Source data
========================
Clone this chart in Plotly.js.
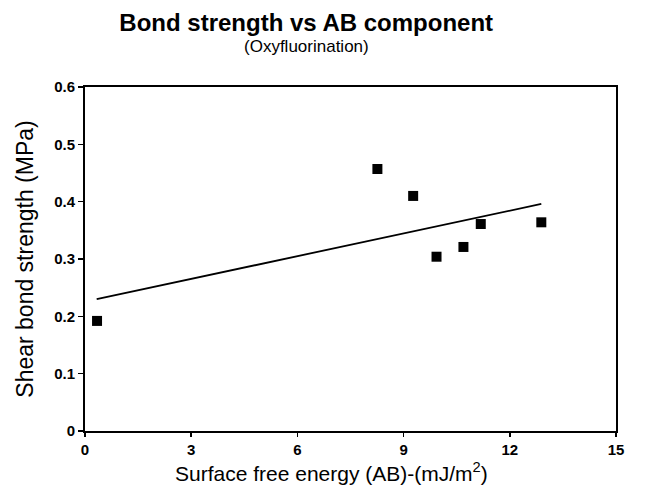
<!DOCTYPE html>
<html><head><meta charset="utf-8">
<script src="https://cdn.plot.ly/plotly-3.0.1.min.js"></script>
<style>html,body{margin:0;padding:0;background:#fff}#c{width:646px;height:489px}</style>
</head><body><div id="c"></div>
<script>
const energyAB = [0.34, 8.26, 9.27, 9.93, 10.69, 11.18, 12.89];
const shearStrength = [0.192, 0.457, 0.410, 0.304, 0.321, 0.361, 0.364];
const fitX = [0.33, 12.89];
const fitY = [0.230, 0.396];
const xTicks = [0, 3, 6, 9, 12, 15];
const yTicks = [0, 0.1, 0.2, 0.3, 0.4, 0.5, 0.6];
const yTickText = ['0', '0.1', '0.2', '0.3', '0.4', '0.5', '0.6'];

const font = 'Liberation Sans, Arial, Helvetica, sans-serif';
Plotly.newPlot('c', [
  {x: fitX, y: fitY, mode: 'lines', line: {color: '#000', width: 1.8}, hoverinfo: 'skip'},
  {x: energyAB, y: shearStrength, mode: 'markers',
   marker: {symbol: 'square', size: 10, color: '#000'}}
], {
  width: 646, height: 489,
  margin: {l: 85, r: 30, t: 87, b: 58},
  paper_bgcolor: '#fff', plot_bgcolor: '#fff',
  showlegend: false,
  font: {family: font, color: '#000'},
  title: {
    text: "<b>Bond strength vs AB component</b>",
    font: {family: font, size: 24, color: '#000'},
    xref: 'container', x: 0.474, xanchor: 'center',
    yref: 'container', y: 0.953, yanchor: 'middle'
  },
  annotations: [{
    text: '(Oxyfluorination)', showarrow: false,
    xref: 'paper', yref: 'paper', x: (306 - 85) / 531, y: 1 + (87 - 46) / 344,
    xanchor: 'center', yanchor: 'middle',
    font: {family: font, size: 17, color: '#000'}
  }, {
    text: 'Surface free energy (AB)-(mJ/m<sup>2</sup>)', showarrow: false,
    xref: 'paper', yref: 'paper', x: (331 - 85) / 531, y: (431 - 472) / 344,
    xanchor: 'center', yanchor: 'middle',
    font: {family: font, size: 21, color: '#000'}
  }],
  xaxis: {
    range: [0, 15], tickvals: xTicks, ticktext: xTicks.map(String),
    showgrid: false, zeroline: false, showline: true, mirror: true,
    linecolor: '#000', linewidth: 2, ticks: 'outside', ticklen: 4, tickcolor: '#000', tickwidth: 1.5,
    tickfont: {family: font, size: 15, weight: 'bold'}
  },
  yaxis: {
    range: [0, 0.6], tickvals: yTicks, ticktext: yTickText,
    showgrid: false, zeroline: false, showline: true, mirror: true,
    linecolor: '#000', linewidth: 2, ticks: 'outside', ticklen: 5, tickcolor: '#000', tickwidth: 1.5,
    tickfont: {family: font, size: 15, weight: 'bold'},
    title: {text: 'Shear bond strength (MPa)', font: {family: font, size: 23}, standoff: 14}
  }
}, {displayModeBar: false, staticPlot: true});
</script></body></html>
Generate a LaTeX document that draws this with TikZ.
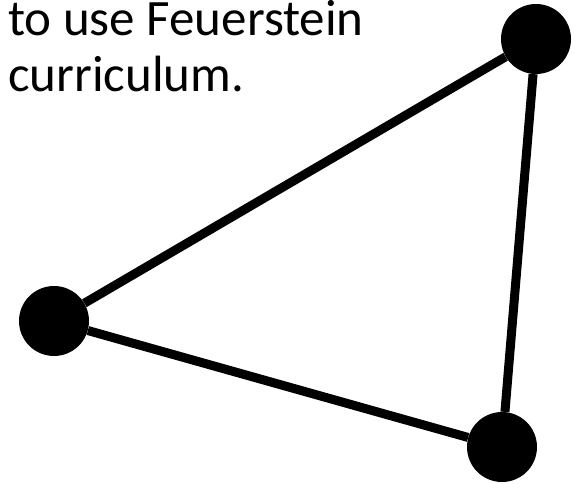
========================
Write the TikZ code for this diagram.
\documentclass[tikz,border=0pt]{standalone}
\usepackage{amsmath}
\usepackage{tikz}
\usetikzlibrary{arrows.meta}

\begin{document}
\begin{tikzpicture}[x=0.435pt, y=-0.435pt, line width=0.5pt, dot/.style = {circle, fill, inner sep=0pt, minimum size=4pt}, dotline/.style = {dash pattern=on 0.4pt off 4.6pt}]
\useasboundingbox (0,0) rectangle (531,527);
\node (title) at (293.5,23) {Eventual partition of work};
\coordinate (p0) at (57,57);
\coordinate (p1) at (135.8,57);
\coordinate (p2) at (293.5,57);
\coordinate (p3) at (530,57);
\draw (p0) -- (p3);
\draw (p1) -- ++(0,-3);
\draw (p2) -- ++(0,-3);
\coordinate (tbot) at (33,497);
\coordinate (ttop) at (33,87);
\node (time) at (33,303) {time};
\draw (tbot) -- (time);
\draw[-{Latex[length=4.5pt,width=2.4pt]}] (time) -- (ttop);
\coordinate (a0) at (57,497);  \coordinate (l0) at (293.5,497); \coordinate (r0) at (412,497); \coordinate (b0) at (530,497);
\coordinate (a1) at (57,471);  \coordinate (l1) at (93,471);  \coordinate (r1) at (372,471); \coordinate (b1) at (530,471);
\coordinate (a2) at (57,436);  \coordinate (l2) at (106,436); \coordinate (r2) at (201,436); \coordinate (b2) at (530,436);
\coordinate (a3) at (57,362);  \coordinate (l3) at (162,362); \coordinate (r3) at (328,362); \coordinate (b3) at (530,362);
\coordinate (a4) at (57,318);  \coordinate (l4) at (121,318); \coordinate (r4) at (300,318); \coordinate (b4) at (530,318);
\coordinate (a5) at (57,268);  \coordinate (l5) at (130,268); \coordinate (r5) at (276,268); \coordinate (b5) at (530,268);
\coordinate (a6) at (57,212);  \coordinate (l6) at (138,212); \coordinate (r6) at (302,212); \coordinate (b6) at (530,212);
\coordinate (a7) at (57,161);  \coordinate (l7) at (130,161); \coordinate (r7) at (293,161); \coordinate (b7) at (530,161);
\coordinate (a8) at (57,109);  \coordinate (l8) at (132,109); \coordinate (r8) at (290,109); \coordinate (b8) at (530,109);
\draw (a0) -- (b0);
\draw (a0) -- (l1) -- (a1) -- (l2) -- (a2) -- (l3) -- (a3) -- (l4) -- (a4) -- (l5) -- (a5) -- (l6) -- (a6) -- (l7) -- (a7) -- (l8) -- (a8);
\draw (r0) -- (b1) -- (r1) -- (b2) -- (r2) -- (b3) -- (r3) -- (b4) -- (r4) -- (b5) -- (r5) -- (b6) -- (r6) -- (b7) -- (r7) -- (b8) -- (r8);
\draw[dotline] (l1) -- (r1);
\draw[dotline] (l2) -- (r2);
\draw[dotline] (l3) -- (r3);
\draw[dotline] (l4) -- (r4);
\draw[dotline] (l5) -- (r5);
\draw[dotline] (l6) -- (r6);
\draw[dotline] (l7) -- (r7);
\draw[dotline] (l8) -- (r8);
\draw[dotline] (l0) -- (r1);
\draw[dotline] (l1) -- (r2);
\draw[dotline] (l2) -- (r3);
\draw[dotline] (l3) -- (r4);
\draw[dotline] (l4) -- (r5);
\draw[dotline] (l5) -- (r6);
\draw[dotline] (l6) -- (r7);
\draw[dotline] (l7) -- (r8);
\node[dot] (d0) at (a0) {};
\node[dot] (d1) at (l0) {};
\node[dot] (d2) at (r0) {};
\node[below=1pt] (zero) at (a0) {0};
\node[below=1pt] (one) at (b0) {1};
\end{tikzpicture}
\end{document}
========================
- EXERCISE TASK
Every line from the one containing "Clone this chart in Plotly.js." through the one containing "['0', '0.1', '0.2', '0.3', '0.4', '0.5', '0.6'];" should be quoted exactly, and no other lines; keep pictures out of the copy.

- ANSWER TO THE EXERCISE
Clone this chart in Plotly.js.
<!DOCTYPE html>
<html><head><meta charset="utf-8">
<script src="https://cdn.plot.ly/plotly-3.0.1.min.js"></script>
<style>html,body{margin:0;padding:0;background:#fff}#c{width:646px;height:489px}</style>
</head><body><div id="c"></div>
<script>
const energyAB = [0.34, 8.26, 9.27, 9.93, 10.69, 11.18, 12.89];
const shearStrength = [0.192, 0.457, 0.410, 0.304, 0.321, 0.361, 0.364];
const fitX = [0.33, 12.89];
const fitY = [0.230, 0.396];
const xTicks = [0, 3, 6, 9, 12, 15];
const yTicks = [0, 0.1, 0.2, 0.3, 0.4, 0.5, 0.6];
const yTickText = ['0', '0.1', '0.2', '0.3', '0.4', '0.5', '0.6'];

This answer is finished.